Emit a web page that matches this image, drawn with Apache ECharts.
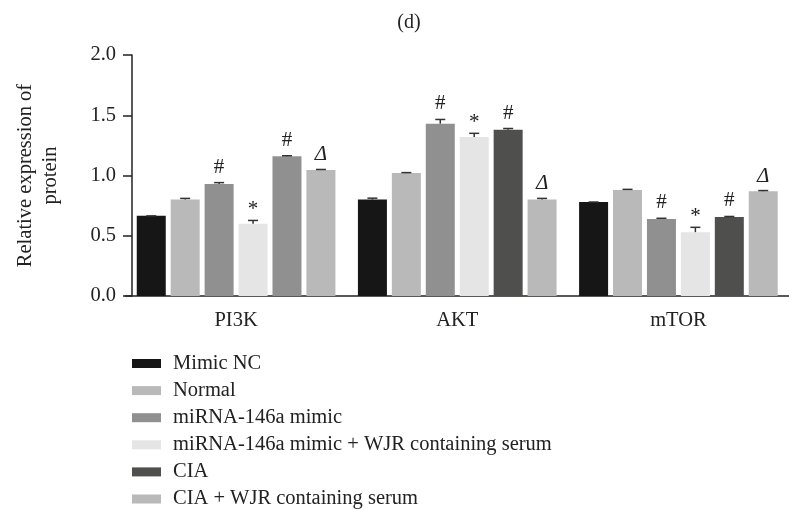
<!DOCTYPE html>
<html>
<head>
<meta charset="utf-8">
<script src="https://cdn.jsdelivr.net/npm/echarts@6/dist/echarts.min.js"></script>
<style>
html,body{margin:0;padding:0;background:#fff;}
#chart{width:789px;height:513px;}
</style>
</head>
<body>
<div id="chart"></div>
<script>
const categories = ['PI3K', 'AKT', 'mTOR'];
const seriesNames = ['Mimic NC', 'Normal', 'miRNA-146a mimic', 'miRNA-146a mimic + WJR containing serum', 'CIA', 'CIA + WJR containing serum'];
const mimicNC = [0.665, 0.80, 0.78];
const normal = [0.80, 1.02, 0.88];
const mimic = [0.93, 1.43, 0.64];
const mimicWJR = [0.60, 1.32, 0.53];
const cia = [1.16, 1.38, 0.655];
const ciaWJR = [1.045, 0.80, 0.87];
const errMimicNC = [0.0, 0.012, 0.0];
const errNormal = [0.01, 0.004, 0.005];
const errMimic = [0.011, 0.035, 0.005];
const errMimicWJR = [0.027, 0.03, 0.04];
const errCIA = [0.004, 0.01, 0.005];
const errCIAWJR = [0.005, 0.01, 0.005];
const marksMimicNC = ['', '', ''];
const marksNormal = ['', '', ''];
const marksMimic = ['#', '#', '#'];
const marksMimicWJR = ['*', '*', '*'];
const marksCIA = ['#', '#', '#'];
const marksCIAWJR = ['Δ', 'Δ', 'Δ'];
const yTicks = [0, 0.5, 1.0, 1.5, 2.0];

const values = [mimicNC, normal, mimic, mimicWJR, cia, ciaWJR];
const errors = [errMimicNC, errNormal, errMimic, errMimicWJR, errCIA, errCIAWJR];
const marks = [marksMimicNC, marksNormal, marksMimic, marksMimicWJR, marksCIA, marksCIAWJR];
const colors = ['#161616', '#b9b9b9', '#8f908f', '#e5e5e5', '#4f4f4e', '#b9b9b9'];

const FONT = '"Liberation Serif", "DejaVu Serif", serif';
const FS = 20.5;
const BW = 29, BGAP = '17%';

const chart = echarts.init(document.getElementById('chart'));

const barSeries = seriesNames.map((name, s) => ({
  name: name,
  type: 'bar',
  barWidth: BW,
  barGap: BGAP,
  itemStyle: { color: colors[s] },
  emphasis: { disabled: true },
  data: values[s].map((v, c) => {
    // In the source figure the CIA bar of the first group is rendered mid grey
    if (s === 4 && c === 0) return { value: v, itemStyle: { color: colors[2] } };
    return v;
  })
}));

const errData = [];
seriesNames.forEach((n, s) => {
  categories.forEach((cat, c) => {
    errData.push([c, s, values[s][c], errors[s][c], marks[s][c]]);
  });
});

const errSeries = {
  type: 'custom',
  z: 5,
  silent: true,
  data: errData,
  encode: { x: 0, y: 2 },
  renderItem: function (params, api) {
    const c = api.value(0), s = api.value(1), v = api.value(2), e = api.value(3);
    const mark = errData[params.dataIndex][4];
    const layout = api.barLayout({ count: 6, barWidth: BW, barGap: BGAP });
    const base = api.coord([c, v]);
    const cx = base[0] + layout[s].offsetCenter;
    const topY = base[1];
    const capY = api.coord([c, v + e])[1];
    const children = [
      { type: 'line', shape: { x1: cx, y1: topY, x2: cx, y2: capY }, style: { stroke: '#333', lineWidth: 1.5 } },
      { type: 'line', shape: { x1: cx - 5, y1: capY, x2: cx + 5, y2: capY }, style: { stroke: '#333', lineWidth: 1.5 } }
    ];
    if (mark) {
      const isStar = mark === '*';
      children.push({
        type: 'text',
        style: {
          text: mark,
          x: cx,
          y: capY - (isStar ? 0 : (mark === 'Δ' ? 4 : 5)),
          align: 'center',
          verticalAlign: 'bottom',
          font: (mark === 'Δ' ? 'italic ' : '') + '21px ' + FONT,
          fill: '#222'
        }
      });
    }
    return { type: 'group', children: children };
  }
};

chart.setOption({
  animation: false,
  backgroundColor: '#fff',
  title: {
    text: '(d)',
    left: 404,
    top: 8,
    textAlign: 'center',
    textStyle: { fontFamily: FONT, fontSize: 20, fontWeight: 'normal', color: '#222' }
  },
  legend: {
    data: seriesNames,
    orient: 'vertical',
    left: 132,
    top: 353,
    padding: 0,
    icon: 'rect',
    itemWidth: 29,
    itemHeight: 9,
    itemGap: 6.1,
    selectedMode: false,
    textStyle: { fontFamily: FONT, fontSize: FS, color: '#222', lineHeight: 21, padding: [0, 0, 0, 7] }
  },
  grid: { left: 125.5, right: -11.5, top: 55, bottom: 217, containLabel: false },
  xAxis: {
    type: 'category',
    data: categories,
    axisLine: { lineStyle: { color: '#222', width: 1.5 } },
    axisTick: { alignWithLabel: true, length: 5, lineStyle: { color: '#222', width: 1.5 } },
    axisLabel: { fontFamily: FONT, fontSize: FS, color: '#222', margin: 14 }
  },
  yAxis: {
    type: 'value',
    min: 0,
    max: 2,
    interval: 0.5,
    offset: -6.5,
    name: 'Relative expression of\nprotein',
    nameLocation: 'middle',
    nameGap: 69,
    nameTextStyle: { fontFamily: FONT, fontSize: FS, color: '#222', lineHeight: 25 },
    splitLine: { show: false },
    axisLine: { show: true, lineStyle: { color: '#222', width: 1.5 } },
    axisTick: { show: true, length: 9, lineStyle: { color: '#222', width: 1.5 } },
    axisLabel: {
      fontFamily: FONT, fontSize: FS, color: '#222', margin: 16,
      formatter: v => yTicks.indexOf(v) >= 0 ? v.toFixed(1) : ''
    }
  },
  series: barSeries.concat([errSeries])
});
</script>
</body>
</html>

▸ **Requirement**
Give the data again exactly as written, with all pictures left out.

▸ **Response**
Emit a web page that matches this image, drawn with Apache ECharts.
<!DOCTYPE html>
<html>
<head>
<meta charset="utf-8">
<script src="https://cdn.jsdelivr.net/npm/echarts@6/dist/echarts.min.js"></script>
<style>
html,body{margin:0;padding:0;background:#fff;}
#chart{width:789px;height:513px;}
</style>
</head>
<body>
<div id="chart"></div>
<script>
const categories = ['PI3K', 'AKT', 'mTOR'];
const seriesNames = ['Mimic NC', 'Normal', 'miRNA-146a mimic', 'miRNA-146a mimic + WJR containing serum', 'CIA', 'CIA + WJR containing serum'];
const mimicNC = [0.665, 0.80, 0.78];
const normal = [0.80, 1.02, 0.88];
const mimic = [0.93, 1.43, 0.64];
const mimicWJR = [0.60, 1.32, 0.53];
const cia = [1.16, 1.38, 0.655];
const ciaWJR = [1.045, 0.80, 0.87];
const errMimicNC = [0.0, 0.012, 0.0];
const errNormal = [0.01, 0.004, 0.005];
const errMimic = [0.011, 0.035, 0.005];
const errMimicWJR = [0.027, 0.03, 0.04];
const errCIA = [0.004, 0.01, 0.005];
const errCIAWJR = [0.005, 0.01, 0.005];
const marksMimicNC = ['', '', ''];
const marksNormal = ['', '', ''];
const marksMimic = ['#', '#', '#'];
const marksMimicWJR = ['*', '*', '*'];
const marksCIA = ['#', '#', '#'];
const marksCIAWJR = ['Δ', 'Δ', 'Δ'];
const yTicks = [0, 0.5, 1.0, 1.5, 2.0];

const values = [mimicNC, normal, mimic, mimicWJR, cia, ciaWJR];
const errors = [errMimicNC, errNormal, errMimic, errMimicWJR, errCIA, errCIAWJR];
const marks = [marksMimicNC, marksNormal, marksMimic, marksMimicWJR, marksCIA, marksCIAWJR];
const colors = ['#161616', '#b9b9b9', '#8f908f', '#e5e5e5', '#4f4f4e', '#b9b9b9'];

const FONT = '"Liberation Serif", "DejaVu Serif", serif';
const FS = 20.5;
const BW = 29, BGAP = '17%';

const chart = echarts.init(document.getElementById('chart'));

const barSeries = seriesNames.map((name, s) => ({
  name: name,
  type: 'bar',
  barWidth: BW,
  barGap: BGAP,
  itemStyle: { color: colors[s] },
  emphasis: { disabled: true },
  data: values[s].map((v, c) => {
    // In the source figure the CIA bar of the first group is rendered mid grey
    if (s === 4 && c === 0) return { value: v, itemStyle: { color: colors[2] } };
    return v;
  })
}));

const errData = [];
seriesNames.forEach((n, s) => {
  categories.forEach((cat, c) => {
    errData.push([c, s, values[s][c], errors[s][c], marks[s][c]]);
  });
});

const errSeries = {
  type: 'custom',
  z: 5,
  silent: true,
  data: errData,
  encode: { x: 0, y: 2 },
  renderItem: function (params, api) {
    const c = api.value(0), s = api.value(1), v = api.value(2), e = api.value(3);
    const mark = errData[params.dataIndex][4];
    const layout = api.barLayout({ count: 6, barWidth: BW, barGap: BGAP });
    const base = api.coord([c, v]);
    const cx = base[0] + layout[s].offsetCenter;
    const topY = base[1];
    const capY = api.coord([c, v + e])[1];
    const children = [
      { type: 'line', shape: { x1: cx, y1: topY, x2: cx, y2: capY }, style: { stroke: '#333', lineWidth: 1.5 } },
      { type: 'line', shape: { x1: cx - 5, y1: capY, x2: cx + 5, y2: capY }, style: { stroke: '#333', lineWidth: 1.5 } }
    ];
    if (mark) {
      const isStar = mark === '*';
      children.push({
        type: 'text',
        style: {
          text: mark,
          x: cx,
          y: capY - (isStar ? 0 : (mark === 'Δ' ? 4 : 5)),
          align: 'center',
          verticalAlign: 'bottom',
          font: (mark === 'Δ' ? 'italic ' : '') + '21px ' + FONT,
          fill: '#222'
        }
      });
    }
    return { type: 'group', children: children };
  }
};

chart.setOption({
  animation: false,
  backgroundColor: '#fff',
  title: {
    text: '(d)',
    left: 404,
    top: 8,
    textAlign: 'center',
    textStyle: { fontFamily: FONT, fontSize: 20, fontWeight: 'normal', color: '#222' }
  },
  legend: {
    data: seriesNames,
    orient: 'vertical',
    left: 132,
    top: 353,
    padding: 0,
    icon: 'rect',
    itemWidth: 29,
    itemHeight: 9,
    itemGap: 6.1,
    selectedMode: false,
    textStyle: { fontFamily: FONT, fontSize: FS, color: '#222', lineHeight: 21, padding: [0, 0, 0, 7] }
  },
  grid: { left: 125.5, right: -11.5, top: 55, bottom: 217, containLabel: false },
  xAxis: {
    type: 'category',
    data: categories,
    axisLine: { lineStyle: { color: '#222', width: 1.5 } },
    axisTick: { alignWithLabel: true, length: 5, lineStyle: { color: '#222', width: 1.5 } },
    axisLabel: { fontFamily: FONT, fontSize: FS, color: '#222', margin: 14 }
  },
  yAxis: {
    type: 'value',
    min: 0,
    max: 2,
    interval: 0.5,
    offset: -6.5,
    name: 'Relative expression of\nprotein',
    nameLocation: 'middle',
    nameGap: 69,
    nameTextStyle: { fontFamily: FONT, fontSize: FS, color: '#222', lineHeight: 25 },
    splitLine: { show: false },
    axisLine: { show: true, lineStyle: { color: '#222', width: 1.5 } },
    axisTick: { show: true, length: 9, lineStyle: { color: '#222', width: 1.5 } },
    axisLabel: {
      fontFamily: FONT, fontSize: FS, color: '#222', margin: 16,
      formatter: v => yTicks.indexOf(v) >= 0 ? v.toFixed(1) : ''
    }
  },
  series: barSeries.concat([errSeries])
});
</script>
</body>
</html>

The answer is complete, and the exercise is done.